▸ RAW DATA:

◆ ◆ ◆ ◆

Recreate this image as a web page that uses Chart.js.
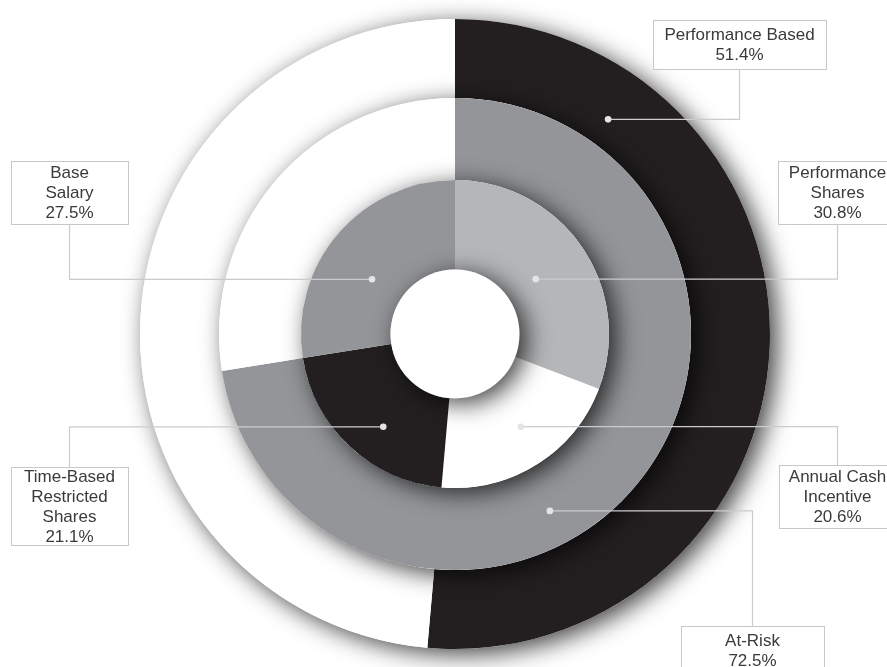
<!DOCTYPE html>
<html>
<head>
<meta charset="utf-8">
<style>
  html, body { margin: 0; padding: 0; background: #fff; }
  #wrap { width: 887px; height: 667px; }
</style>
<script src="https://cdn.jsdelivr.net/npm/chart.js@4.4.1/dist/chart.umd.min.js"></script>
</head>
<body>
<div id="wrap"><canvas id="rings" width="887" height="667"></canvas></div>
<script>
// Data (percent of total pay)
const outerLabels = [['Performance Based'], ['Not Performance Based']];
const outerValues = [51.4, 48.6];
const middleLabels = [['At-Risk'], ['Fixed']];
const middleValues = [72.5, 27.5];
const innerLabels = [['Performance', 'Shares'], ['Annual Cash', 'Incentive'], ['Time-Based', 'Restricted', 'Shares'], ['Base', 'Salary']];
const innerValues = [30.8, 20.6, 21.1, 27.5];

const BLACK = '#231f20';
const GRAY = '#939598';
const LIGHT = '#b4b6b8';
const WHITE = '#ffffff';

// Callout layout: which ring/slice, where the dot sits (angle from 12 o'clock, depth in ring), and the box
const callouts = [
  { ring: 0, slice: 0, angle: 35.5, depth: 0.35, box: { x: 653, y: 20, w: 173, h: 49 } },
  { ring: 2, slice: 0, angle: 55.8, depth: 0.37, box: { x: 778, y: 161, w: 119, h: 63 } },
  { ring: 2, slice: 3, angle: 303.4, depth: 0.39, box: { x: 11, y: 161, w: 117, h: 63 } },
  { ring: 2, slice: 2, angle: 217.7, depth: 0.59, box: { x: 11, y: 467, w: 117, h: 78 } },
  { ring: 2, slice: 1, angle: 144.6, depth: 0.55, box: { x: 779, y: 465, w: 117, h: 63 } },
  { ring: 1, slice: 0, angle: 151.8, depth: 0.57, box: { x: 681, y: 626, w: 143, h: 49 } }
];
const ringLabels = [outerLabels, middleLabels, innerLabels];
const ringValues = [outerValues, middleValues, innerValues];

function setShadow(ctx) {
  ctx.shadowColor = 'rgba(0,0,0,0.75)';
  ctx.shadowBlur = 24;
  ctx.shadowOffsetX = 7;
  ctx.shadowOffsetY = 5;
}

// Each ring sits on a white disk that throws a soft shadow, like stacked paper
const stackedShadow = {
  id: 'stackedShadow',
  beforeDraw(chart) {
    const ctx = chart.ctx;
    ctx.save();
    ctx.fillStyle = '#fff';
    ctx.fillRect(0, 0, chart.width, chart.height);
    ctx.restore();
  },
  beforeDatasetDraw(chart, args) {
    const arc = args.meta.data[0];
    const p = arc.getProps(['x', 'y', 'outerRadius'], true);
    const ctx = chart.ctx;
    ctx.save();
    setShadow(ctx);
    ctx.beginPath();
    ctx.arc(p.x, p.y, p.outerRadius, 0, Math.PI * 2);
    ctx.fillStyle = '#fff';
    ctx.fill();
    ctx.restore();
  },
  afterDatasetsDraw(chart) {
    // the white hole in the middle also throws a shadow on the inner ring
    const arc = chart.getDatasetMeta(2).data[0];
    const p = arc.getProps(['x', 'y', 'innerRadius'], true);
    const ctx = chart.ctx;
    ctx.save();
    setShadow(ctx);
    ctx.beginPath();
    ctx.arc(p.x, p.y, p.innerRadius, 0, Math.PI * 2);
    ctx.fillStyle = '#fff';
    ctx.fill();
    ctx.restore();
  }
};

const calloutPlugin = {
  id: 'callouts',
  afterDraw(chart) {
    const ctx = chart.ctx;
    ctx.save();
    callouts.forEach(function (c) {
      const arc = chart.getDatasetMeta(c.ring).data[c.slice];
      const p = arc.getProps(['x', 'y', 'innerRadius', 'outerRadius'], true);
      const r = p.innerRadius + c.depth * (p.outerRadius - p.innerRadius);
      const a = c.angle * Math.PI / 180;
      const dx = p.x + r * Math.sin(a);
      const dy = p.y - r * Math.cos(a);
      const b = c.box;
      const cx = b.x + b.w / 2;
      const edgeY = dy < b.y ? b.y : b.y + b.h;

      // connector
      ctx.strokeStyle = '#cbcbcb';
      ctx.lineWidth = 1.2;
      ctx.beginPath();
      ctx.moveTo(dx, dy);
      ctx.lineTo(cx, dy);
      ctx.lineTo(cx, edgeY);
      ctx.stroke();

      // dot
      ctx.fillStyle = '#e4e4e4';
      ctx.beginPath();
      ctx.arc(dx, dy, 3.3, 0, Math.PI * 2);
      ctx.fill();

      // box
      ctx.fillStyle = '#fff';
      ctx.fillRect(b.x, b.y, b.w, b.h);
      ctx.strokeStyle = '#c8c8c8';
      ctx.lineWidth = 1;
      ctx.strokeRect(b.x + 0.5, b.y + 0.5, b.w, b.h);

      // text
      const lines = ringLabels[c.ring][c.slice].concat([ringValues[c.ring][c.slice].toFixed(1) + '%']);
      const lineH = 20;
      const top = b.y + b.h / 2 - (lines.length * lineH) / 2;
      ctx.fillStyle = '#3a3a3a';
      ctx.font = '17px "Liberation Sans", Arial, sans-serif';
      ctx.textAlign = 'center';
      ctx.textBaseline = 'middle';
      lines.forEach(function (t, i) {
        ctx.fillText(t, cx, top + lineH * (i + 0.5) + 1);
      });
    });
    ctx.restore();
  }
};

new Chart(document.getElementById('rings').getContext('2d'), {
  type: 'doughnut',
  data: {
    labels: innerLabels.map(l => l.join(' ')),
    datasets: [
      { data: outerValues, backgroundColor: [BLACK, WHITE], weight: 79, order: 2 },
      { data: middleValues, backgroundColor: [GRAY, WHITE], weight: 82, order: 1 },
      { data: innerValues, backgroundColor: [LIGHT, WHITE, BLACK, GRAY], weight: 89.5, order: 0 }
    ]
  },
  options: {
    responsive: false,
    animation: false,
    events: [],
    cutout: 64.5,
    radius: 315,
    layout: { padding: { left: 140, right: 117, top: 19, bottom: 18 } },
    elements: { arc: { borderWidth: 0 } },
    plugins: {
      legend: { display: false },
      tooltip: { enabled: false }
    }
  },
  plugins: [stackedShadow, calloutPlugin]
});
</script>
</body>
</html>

◆ ◆ ◆ ◆

▸ WHAT THE TASK ASKS:
Repeat, word for word and with no pictures, only the lines running from the beginning of the data to the line that contains "const WHITE = '#ffffff';".

▸ SOLUTION FOR THIS PROBLEM:
Recreate this image as a web page that uses Chart.js.
<!DOCTYPE html>
<html>
<head>
<meta charset="utf-8">
<style>
  html, body { margin: 0; padding: 0; background: #fff; }
  #wrap { width: 887px; height: 667px; }
</style>
<script src="https://cdn.jsdelivr.net/npm/chart.js@4.4.1/dist/chart.umd.min.js"></script>
</head>
<body>
<div id="wrap"><canvas id="rings" width="887" height="667"></canvas></div>
<script>
// Data (percent of total pay)
const outerLabels = [['Performance Based'], ['Not Performance Based']];
const outerValues = [51.4, 48.6];
const middleLabels = [['At-Risk'], ['Fixed']];
const middleValues = [72.5, 27.5];
const innerLabels = [['Performance', 'Shares'], ['Annual Cash', 'Incentive'], ['Time-Based', 'Restricted', 'Shares'], ['Base', 'Salary']];
const innerValues = [30.8, 20.6, 21.1, 27.5];

const BLACK = '#231f20';
const GRAY = '#939598';
const LIGHT = '#b4b6b8';
const WHITE = '#ffffff';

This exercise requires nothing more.